▸ Goal
Print only the lines from the top of the data through the line with "XAxis, YAxis, Legend", both included, skipping every picture.

##### Stored data

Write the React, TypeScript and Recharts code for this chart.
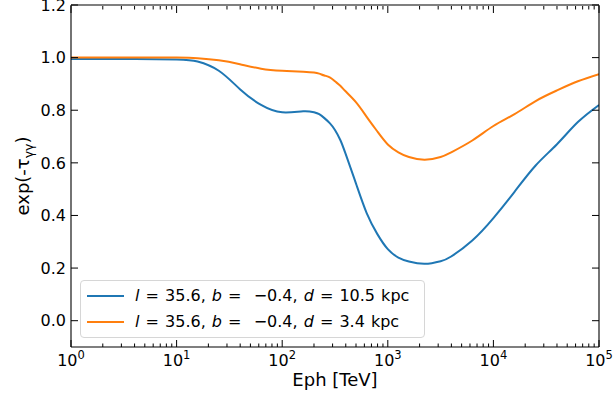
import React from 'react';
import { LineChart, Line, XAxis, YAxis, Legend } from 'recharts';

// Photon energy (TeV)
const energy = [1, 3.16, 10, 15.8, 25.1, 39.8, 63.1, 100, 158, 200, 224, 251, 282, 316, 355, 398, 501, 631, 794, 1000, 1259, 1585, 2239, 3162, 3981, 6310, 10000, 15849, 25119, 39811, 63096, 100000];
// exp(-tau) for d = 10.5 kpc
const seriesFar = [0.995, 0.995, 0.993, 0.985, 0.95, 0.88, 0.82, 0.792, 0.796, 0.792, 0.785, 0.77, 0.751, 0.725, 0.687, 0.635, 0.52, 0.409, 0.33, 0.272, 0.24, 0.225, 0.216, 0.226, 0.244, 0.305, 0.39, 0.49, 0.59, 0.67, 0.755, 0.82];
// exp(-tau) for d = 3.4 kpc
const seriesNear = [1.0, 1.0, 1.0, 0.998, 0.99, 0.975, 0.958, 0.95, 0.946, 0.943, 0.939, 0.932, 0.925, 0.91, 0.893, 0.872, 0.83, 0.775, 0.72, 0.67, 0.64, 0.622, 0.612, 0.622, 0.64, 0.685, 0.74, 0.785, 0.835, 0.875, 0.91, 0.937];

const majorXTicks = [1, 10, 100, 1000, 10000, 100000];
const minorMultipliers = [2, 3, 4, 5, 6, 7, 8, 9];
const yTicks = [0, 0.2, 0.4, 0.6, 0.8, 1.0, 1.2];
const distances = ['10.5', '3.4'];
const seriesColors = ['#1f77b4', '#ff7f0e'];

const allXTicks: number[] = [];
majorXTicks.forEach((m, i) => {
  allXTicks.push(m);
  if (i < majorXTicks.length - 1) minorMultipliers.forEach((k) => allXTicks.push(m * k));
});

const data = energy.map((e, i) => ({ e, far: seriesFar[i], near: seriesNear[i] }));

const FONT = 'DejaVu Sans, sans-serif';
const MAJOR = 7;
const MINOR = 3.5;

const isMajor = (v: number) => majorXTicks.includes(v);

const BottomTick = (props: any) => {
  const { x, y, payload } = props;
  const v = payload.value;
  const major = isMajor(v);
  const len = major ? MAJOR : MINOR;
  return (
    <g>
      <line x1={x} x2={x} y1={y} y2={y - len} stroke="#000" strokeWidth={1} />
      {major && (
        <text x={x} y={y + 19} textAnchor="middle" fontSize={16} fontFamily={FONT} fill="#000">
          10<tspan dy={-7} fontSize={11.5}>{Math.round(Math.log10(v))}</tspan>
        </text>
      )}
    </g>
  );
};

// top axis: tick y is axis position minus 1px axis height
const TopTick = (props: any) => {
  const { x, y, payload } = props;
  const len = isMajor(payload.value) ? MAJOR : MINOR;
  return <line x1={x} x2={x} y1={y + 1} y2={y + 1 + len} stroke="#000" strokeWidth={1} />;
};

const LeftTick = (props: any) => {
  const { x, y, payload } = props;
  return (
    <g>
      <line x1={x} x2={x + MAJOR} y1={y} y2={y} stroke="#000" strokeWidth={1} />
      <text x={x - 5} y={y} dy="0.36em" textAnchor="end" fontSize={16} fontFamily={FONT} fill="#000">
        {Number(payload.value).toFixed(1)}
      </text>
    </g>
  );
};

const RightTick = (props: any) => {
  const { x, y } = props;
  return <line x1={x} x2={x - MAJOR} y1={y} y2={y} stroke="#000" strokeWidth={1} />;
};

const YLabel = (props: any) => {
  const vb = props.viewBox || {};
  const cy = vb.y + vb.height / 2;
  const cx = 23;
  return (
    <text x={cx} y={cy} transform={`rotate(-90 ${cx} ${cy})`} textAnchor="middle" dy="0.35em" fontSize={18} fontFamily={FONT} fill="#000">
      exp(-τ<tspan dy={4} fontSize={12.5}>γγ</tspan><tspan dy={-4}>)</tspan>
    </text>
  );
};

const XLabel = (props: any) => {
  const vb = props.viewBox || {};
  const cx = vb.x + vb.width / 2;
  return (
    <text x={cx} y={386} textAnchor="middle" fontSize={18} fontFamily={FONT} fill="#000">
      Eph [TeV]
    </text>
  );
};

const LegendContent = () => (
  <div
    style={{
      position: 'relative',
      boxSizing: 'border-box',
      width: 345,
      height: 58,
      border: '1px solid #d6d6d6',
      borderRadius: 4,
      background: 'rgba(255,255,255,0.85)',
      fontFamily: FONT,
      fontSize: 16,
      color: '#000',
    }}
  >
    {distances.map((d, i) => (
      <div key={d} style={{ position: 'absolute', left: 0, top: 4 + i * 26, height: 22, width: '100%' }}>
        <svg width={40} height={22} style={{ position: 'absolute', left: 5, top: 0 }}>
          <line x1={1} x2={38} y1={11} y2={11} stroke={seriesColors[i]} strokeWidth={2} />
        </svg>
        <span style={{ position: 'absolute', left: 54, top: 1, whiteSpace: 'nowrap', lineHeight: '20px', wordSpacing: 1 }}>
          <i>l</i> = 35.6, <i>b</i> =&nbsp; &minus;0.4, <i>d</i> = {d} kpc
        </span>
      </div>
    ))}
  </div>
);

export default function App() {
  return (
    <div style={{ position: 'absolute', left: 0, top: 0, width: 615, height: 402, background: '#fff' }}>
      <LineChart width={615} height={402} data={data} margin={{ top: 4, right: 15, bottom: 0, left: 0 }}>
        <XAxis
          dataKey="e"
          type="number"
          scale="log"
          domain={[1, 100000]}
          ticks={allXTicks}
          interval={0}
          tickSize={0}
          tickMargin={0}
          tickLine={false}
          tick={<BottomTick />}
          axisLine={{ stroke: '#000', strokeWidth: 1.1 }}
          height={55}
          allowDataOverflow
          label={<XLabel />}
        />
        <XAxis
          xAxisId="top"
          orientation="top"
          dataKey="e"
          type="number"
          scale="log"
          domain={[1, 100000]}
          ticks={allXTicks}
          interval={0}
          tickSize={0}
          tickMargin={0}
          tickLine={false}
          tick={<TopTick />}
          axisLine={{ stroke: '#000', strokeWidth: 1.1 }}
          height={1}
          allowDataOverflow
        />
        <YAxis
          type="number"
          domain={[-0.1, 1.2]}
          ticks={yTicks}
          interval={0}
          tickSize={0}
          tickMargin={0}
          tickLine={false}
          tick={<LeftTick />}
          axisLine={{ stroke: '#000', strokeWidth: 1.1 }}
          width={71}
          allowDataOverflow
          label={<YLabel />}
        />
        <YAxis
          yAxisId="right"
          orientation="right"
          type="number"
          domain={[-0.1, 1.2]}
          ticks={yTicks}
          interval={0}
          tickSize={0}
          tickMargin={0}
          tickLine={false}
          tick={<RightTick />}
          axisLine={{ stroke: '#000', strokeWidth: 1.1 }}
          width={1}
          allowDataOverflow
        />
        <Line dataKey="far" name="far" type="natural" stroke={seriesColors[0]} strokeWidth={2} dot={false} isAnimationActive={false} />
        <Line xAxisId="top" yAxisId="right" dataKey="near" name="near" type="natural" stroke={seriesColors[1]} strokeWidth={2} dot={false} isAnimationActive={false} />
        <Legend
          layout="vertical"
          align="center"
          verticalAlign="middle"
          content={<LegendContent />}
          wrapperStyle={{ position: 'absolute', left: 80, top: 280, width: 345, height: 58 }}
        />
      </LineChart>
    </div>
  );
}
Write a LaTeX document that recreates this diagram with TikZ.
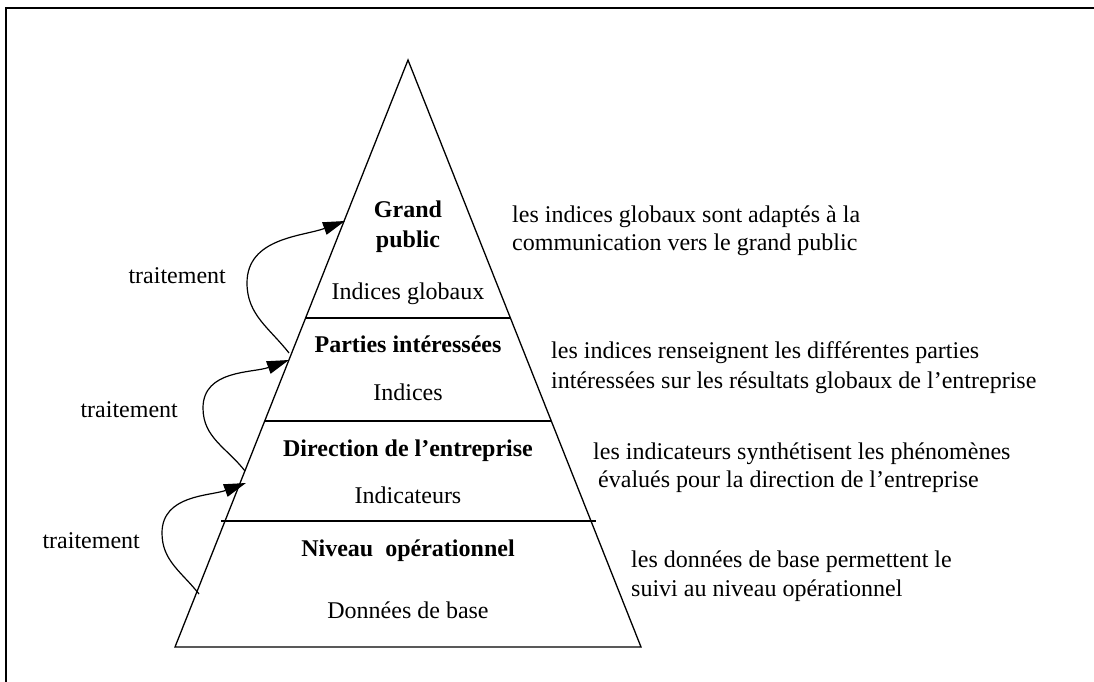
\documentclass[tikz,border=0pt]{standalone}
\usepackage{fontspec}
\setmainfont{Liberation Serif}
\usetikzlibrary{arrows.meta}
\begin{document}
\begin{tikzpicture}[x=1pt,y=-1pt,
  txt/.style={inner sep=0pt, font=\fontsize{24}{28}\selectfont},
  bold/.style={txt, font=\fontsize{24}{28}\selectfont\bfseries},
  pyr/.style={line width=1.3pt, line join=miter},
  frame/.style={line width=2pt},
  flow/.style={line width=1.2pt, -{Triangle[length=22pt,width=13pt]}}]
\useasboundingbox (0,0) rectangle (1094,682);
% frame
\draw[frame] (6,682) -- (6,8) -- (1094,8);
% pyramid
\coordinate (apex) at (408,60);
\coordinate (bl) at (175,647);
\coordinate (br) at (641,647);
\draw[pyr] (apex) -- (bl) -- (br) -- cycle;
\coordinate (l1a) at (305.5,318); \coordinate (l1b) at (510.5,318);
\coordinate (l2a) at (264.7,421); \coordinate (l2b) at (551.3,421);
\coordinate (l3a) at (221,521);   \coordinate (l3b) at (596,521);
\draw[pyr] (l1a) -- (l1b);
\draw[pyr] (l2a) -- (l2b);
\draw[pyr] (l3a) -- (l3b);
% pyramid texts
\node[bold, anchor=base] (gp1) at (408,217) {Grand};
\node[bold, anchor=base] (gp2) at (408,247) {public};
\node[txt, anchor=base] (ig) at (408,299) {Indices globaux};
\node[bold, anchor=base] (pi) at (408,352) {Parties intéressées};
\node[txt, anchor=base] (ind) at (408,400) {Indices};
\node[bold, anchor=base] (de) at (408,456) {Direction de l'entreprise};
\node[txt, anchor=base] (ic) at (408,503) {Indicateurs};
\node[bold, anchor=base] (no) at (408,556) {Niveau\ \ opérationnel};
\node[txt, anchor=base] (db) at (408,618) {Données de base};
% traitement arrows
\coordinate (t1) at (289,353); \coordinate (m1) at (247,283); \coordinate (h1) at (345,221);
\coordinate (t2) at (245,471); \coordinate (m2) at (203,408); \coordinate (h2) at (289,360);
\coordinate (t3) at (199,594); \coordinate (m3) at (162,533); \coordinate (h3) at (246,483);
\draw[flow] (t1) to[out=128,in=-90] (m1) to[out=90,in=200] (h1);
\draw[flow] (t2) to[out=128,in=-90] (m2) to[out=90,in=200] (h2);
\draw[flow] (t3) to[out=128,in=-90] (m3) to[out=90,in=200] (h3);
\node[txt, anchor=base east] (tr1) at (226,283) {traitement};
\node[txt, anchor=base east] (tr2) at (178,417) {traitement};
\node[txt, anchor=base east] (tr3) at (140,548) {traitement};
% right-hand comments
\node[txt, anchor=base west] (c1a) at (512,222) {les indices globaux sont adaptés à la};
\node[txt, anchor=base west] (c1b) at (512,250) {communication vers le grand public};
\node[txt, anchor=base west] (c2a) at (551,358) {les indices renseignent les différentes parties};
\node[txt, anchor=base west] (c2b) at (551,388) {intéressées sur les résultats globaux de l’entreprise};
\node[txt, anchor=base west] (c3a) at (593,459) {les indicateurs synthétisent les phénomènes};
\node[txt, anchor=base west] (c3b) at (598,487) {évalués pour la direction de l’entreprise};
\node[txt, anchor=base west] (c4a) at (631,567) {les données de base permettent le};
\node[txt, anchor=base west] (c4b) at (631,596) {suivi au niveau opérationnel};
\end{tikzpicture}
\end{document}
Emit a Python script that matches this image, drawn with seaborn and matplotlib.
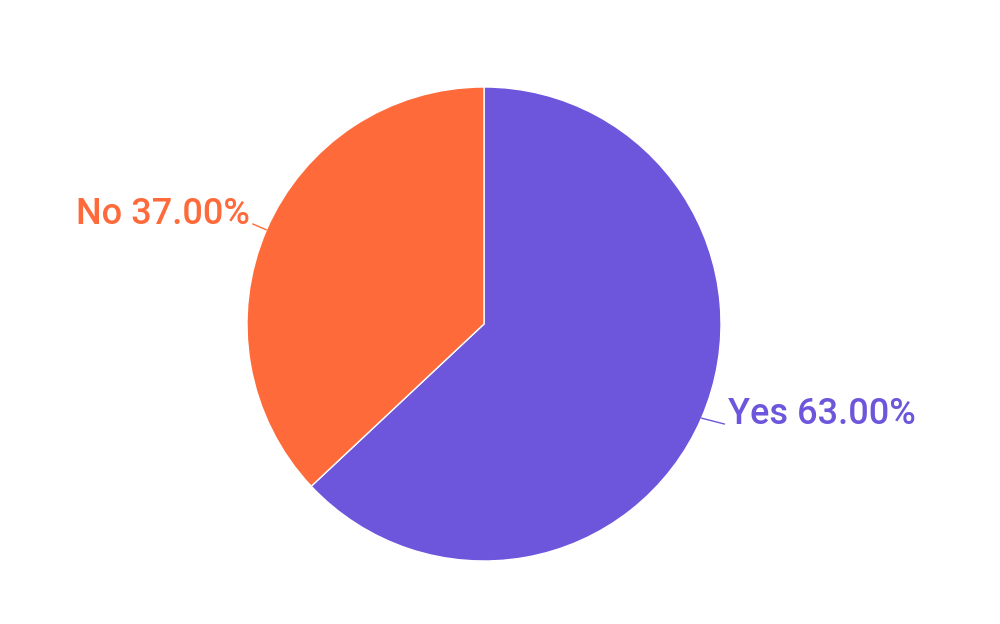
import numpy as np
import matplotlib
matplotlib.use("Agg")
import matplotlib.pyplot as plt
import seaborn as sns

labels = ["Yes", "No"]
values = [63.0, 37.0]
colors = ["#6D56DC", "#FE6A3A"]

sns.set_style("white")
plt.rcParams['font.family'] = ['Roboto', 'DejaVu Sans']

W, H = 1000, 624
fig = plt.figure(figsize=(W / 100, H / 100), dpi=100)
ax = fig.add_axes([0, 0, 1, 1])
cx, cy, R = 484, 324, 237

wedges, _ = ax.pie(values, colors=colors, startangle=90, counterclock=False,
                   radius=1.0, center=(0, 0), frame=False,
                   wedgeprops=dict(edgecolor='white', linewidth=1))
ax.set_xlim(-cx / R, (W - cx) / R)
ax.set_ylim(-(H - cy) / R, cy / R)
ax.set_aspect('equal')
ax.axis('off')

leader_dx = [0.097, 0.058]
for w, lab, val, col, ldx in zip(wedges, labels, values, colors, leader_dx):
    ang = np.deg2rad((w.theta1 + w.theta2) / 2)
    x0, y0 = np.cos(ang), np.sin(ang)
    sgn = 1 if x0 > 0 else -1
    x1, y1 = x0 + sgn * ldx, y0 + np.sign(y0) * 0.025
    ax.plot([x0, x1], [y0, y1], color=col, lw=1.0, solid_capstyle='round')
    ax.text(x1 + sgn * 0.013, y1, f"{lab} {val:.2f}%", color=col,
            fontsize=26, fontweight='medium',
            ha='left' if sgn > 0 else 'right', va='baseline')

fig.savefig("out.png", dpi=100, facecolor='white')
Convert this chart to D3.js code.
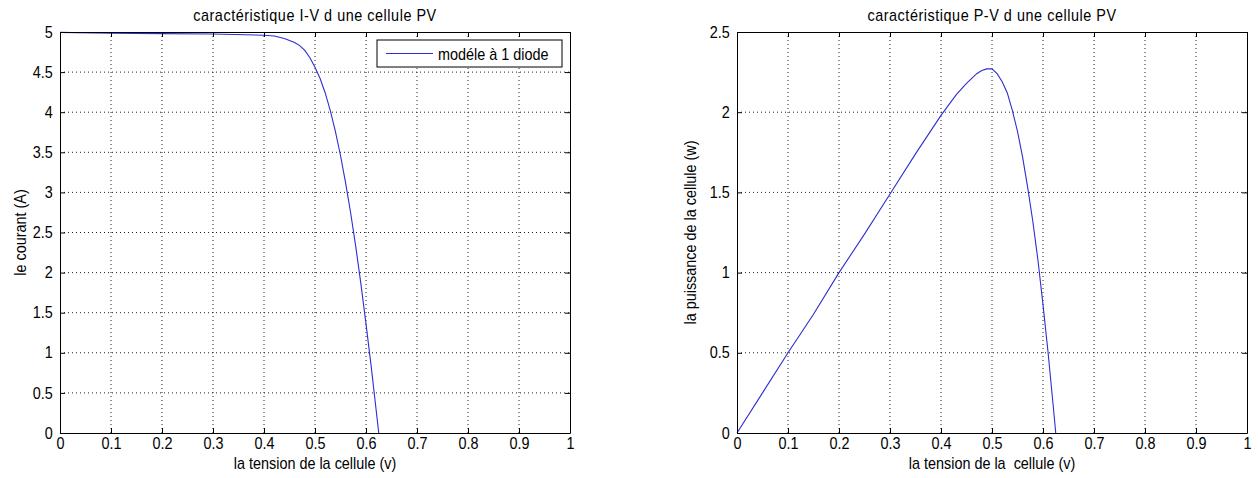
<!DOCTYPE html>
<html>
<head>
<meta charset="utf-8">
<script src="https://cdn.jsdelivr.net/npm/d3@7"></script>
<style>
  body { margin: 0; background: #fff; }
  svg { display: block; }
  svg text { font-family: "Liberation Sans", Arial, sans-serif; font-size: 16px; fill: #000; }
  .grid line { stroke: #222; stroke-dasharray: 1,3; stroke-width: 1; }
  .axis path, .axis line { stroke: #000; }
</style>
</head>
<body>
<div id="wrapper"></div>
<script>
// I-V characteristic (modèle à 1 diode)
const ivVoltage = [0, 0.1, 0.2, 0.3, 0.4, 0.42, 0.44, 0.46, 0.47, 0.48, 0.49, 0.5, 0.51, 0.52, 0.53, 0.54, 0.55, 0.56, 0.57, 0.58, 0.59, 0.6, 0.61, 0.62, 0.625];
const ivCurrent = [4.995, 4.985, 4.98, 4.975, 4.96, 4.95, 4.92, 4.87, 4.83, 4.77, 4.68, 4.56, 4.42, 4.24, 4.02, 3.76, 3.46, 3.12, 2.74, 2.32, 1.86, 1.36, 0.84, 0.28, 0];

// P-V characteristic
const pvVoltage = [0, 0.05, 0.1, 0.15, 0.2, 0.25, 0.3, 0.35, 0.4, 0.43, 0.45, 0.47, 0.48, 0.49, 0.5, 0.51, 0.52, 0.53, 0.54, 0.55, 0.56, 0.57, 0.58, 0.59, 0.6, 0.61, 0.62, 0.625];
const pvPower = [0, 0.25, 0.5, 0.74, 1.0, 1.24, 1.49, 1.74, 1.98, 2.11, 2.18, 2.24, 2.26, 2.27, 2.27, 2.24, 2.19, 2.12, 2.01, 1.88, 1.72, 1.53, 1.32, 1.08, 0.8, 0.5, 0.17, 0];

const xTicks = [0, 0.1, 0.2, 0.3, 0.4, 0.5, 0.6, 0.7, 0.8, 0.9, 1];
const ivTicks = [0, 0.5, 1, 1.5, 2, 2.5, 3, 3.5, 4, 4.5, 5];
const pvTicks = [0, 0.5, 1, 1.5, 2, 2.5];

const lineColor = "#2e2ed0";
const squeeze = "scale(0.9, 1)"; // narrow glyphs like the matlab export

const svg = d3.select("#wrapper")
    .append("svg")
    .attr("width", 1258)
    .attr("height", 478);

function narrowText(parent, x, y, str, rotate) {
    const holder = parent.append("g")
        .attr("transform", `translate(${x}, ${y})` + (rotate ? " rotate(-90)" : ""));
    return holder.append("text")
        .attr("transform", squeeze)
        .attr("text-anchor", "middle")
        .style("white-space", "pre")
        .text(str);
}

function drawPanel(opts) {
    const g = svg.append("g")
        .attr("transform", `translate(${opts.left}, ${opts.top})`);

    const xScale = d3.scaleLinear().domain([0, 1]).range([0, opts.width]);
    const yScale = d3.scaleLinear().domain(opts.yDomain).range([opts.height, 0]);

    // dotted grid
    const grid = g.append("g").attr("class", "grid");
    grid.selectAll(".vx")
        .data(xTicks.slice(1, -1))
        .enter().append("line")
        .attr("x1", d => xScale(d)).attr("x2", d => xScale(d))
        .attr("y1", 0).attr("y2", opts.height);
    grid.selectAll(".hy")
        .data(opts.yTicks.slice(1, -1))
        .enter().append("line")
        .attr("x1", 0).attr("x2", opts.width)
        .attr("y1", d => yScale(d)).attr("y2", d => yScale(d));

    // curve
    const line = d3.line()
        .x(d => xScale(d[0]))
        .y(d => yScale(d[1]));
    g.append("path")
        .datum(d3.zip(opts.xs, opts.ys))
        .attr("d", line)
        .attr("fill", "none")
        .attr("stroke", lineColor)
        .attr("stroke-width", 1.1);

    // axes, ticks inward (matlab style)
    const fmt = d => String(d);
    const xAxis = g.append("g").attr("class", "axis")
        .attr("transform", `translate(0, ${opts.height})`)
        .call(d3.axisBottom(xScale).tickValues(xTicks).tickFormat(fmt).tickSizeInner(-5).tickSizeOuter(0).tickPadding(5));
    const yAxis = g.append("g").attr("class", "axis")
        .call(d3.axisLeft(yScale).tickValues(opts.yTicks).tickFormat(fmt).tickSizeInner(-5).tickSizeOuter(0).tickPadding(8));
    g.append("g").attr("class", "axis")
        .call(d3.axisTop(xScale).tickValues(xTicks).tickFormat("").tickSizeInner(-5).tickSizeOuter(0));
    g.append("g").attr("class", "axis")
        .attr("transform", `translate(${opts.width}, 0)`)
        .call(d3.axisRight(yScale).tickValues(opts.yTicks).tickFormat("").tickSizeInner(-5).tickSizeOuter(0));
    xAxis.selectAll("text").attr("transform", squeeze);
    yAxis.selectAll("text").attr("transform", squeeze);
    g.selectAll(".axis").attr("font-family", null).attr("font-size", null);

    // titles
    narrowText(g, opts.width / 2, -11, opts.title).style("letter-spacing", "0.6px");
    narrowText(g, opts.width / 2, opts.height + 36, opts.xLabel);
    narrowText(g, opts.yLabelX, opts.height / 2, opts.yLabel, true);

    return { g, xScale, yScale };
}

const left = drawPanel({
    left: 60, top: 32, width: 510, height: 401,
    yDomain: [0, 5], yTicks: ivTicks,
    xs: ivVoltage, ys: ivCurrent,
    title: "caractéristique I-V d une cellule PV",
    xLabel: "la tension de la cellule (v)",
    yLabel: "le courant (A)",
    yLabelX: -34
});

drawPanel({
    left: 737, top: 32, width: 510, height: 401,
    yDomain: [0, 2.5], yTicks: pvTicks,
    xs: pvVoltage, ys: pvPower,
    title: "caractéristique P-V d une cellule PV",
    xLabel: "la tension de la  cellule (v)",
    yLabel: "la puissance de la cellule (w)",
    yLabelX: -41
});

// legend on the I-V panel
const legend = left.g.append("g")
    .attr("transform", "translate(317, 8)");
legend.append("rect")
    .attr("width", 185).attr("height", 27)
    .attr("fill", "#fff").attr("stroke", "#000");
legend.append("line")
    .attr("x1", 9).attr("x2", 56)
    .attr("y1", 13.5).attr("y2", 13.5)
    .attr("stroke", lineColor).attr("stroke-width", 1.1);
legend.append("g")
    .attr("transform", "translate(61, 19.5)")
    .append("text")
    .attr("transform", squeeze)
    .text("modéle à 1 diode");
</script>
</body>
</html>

##########

▸ Answer to the task
Write the React, TypeScript and Recharts code for this chart.
import React from 'react';
import { LineChart, Line, XAxis, YAxis, Legend } from 'recharts';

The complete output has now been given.